Why China Will Soon Dominate Chess
China China China

The Dragon is Coming!

At the conclusion of the recent Kings and Queens doubles tournament in China, one thing should be very clear… China will soon (perhaps in 7-10 years) become a pre-eminent chess power in the world. With the support of the government, combination of talent, strong work ethic, unselfishness and intense training methods, the world's most populous nation has continued to make immense progress in the past two decades.

Liu Wenzhe makes a credible case in his book, Chinese School of Chess, and details the history of international chess in China (including his historic win over Jan Hein Donner at the 1978 Olympiad). One can say that due to China's ancient tradition of playing Xiang Qi (Chinese Chess) that a favorable environment has been created that no other country can boast. The book also examines military philosophy of Sun Tzu and its relation to the Chinese School of Chess.

GM Zhu Chen

Secrets of Success

Apart from the above reasons for China's emergence, perhaps the biggest aid to the country's meteoric rise is the fact that the federation has actively organized a number of competitive tournaments including the world's top players.

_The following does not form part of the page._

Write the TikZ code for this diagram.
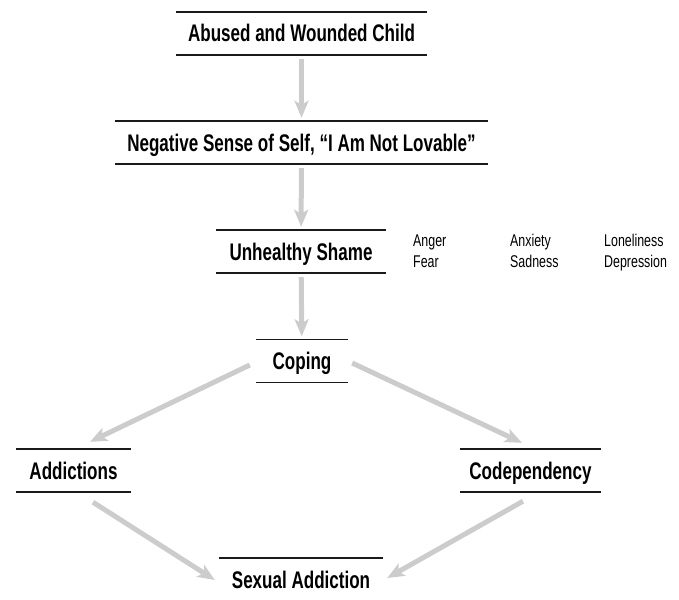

The novelty tournaments such as the U.S. vs. China Summit and the recent Kings and Queens tournaments demonstrate the creative element in organization. Regardless of talent and resources, if there is poor organization and an absence of capable arbiters, then talent cannot be properly harnessed.

Women's chess in China has perhaps made the biggest impression with many international successes including two consecutive Olympiad titles, two World Champions (GMs
Xie Jun and Zhu Chen), Xu Yuhua's back-to-back victories in the FIDE World Cup, and 18-year old Zhao Xue's 11-1 performance at the Bled Olympiad. WGM Wang Lei, a star player of past women's teams, once told me that  chess is considered a game for the youth in China and that there are many more stars rising in schools around the vast country.

GM Zhu Chen

Zhu Chen after winning the FIDE Women's World Championship in 2001.

Recognition is Due

New in Chess
is increasingly running stories on the successes of Chinese players. In addition to GM Zhang Zhong's splendid 11-2 performance in 2003 Wijk aan Zee "B" (NIC: 2003, No. 2), there was another article showing that there is more to come. In NIC 2002, No. 6, Dirk Jan ten Geuzendam interviewed GM Bu Xiangzhi, who once held the age record for earning the GM title. One of the most interesting points in the interview illustrated the camaraderie between the Chinese youth.

"We come from different parts of the country and the team spirit is very important. That's our basis to improve. All the youngsters on the national team are really good friends."

On the next page was a picture of six young Chinese players sitting together at the close of the 2002 Shanghai New Bund Garden Cup. All appeared to have an air of disarming confidence. Absent is the fierce individualistic gains and intense rivalries which can stunt development and growth. This plague is seen in countries of all sizes and strengths. Because of traditional collectivist mindset, the Chinese will rise as one…  and that will be soon.